--- begin Recorded information ---

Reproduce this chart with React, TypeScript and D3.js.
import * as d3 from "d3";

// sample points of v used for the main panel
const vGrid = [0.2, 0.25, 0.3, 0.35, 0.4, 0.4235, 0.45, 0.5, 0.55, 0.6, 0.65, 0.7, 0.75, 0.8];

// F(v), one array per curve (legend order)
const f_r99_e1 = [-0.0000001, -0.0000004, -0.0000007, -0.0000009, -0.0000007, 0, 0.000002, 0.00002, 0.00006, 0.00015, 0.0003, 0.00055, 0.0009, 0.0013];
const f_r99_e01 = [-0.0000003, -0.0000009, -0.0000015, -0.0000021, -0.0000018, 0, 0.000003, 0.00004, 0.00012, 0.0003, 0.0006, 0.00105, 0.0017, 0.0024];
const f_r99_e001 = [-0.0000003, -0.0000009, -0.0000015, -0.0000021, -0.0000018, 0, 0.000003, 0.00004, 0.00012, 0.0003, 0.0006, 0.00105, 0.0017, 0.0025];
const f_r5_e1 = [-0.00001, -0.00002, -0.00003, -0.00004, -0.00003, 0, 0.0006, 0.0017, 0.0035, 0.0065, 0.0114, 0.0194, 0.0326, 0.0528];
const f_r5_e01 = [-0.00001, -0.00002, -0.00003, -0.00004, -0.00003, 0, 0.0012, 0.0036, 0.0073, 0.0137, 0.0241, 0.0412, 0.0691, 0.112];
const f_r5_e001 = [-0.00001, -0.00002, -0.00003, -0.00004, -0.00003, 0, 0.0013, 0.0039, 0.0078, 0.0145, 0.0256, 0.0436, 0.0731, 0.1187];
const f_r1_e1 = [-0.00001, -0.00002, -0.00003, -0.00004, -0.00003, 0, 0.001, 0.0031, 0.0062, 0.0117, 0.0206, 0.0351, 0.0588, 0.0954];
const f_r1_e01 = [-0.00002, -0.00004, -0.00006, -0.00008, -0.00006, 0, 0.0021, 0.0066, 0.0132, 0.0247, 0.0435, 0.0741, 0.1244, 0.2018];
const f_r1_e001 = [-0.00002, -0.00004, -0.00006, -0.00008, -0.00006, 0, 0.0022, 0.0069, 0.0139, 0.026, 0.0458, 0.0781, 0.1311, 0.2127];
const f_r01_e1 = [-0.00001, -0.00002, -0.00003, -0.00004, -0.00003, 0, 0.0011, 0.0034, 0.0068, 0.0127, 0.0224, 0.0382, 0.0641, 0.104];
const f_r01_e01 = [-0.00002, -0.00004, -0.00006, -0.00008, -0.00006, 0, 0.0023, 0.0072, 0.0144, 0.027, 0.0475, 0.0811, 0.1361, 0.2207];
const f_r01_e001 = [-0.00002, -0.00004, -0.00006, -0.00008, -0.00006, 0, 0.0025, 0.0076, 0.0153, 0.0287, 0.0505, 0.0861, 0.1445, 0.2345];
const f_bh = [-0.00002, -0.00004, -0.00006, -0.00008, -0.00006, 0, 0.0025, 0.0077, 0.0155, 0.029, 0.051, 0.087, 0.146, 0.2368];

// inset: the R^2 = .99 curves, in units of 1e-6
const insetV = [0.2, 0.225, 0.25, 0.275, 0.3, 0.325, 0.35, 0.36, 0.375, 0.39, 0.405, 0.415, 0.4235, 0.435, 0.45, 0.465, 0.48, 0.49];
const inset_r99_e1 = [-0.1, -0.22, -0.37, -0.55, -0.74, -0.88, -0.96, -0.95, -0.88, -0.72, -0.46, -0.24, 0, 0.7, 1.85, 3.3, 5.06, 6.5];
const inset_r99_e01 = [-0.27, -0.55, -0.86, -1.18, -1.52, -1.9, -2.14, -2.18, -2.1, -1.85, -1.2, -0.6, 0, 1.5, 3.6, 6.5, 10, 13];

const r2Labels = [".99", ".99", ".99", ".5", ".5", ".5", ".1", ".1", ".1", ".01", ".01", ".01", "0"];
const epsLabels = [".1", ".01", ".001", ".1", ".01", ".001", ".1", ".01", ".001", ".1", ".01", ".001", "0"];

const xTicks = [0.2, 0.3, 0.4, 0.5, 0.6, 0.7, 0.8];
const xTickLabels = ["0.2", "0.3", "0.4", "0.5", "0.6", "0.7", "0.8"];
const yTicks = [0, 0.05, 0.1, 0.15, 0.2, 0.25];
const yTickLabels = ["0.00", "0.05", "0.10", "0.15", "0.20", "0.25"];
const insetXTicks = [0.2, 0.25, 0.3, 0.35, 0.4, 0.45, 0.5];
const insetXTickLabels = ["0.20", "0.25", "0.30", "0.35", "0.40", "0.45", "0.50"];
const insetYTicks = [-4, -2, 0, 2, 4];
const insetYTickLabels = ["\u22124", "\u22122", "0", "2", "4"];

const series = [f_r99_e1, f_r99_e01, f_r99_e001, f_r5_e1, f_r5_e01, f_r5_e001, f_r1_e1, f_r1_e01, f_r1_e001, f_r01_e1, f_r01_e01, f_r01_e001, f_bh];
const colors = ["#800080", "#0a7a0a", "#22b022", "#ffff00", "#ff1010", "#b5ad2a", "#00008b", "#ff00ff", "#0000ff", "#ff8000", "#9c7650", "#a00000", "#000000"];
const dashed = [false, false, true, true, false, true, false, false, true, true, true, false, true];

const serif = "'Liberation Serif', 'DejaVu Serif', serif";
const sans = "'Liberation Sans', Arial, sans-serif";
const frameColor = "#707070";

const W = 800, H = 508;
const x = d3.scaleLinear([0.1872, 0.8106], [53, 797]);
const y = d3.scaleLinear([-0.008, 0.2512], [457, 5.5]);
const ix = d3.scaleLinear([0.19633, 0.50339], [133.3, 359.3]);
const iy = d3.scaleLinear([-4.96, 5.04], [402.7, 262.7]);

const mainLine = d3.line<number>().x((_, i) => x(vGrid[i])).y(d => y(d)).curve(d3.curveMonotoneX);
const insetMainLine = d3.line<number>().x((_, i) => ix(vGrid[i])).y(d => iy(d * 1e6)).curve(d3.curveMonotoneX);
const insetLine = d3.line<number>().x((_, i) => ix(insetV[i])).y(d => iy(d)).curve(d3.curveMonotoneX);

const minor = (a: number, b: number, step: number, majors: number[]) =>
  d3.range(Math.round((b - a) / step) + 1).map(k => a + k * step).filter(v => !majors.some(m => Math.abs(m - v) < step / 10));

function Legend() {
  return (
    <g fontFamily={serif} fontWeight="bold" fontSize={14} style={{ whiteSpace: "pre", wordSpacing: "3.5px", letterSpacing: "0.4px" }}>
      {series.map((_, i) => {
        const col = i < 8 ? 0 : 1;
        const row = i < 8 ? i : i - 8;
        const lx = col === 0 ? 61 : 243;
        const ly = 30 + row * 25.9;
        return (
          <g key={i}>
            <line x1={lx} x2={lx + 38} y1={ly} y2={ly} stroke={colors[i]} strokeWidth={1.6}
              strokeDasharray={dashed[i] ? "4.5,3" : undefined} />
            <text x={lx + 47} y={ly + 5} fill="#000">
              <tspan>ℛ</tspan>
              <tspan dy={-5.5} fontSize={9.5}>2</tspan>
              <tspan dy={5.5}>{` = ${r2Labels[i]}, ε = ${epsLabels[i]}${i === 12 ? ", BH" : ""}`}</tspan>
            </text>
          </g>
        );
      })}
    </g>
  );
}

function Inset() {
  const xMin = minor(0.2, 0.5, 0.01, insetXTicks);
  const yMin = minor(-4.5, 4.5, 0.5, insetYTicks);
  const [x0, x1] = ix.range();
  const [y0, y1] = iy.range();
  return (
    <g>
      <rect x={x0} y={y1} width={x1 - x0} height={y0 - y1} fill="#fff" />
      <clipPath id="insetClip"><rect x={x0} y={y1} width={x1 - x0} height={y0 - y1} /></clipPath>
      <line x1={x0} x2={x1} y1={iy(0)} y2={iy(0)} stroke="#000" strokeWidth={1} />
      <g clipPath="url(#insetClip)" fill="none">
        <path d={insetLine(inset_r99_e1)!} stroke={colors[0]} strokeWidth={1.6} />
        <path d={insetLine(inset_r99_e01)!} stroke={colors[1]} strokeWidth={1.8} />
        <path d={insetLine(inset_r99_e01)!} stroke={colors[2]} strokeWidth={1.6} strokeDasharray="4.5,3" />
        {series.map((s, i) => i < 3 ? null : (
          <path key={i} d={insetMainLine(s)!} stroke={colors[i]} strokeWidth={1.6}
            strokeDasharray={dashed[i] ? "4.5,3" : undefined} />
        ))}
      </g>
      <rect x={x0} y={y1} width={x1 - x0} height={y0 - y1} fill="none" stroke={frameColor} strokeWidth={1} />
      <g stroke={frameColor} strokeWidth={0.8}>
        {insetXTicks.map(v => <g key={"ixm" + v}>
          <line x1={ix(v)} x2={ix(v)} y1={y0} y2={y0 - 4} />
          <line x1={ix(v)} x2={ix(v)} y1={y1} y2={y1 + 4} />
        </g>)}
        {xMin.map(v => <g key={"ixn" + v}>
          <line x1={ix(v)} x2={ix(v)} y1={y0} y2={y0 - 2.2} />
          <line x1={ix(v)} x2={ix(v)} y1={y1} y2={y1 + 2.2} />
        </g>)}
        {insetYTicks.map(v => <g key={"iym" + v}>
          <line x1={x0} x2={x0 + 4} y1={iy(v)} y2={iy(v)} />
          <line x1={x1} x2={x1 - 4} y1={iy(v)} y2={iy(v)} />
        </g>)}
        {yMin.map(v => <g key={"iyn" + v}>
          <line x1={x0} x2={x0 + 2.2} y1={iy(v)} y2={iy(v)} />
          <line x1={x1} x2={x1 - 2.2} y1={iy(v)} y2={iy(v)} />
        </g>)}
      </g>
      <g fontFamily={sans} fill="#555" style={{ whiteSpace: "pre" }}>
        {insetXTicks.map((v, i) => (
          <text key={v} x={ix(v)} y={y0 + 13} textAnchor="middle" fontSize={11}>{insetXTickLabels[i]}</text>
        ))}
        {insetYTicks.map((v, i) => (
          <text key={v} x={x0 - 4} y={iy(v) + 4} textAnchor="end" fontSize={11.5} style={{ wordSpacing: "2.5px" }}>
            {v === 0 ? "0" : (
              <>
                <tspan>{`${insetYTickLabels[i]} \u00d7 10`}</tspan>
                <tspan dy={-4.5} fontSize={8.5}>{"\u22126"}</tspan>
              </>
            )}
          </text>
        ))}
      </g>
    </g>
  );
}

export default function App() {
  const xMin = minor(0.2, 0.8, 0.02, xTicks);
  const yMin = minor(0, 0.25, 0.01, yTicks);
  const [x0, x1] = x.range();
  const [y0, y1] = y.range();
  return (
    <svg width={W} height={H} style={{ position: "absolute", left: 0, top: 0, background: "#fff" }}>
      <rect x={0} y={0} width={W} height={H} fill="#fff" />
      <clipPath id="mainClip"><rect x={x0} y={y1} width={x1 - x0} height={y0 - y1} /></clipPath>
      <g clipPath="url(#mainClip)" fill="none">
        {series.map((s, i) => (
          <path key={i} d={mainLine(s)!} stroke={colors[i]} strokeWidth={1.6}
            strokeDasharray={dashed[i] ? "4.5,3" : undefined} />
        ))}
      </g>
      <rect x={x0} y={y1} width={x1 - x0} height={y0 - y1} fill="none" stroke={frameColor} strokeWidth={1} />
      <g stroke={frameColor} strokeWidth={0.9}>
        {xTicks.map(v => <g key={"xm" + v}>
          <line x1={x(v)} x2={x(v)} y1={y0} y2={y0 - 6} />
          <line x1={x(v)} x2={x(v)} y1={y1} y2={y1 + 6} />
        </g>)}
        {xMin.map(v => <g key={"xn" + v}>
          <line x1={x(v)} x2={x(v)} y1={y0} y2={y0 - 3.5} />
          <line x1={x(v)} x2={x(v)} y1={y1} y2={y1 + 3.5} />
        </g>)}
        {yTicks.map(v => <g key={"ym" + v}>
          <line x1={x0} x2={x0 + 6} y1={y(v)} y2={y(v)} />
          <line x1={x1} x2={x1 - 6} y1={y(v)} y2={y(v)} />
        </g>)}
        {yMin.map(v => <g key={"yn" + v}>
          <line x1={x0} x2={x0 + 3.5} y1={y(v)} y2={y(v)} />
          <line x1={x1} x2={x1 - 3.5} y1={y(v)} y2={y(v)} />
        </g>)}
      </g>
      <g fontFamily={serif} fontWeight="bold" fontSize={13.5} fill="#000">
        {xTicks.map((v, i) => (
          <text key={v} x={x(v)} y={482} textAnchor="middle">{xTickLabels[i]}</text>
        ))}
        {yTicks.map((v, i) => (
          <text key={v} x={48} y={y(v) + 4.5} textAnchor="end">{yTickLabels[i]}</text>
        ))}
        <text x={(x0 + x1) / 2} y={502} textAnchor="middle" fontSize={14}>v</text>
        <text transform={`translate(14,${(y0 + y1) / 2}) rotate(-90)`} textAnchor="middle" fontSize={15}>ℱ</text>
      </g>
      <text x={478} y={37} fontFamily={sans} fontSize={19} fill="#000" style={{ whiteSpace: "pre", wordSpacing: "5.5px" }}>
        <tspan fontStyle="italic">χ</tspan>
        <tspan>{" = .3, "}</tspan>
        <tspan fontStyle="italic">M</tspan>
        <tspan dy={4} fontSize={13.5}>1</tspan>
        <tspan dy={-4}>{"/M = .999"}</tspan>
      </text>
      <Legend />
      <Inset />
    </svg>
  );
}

--- end Recorded information ---

Task to carry out
Beginning at the top of the data, extract each line through the line containing "0.7, 0.75, 0.8];" and return those lines exactly, with nothing added.

Result of this exercise
Reproduce this chart with React, TypeScript and D3.js.
import * as d3 from "d3";

// sample points of v used for the main panel
const vGrid = [0.2, 0.25, 0.3, 0.35, 0.4, 0.4235, 0.45, 0.5, 0.55, 0.6, 0.65, 0.7, 0.75, 0.8];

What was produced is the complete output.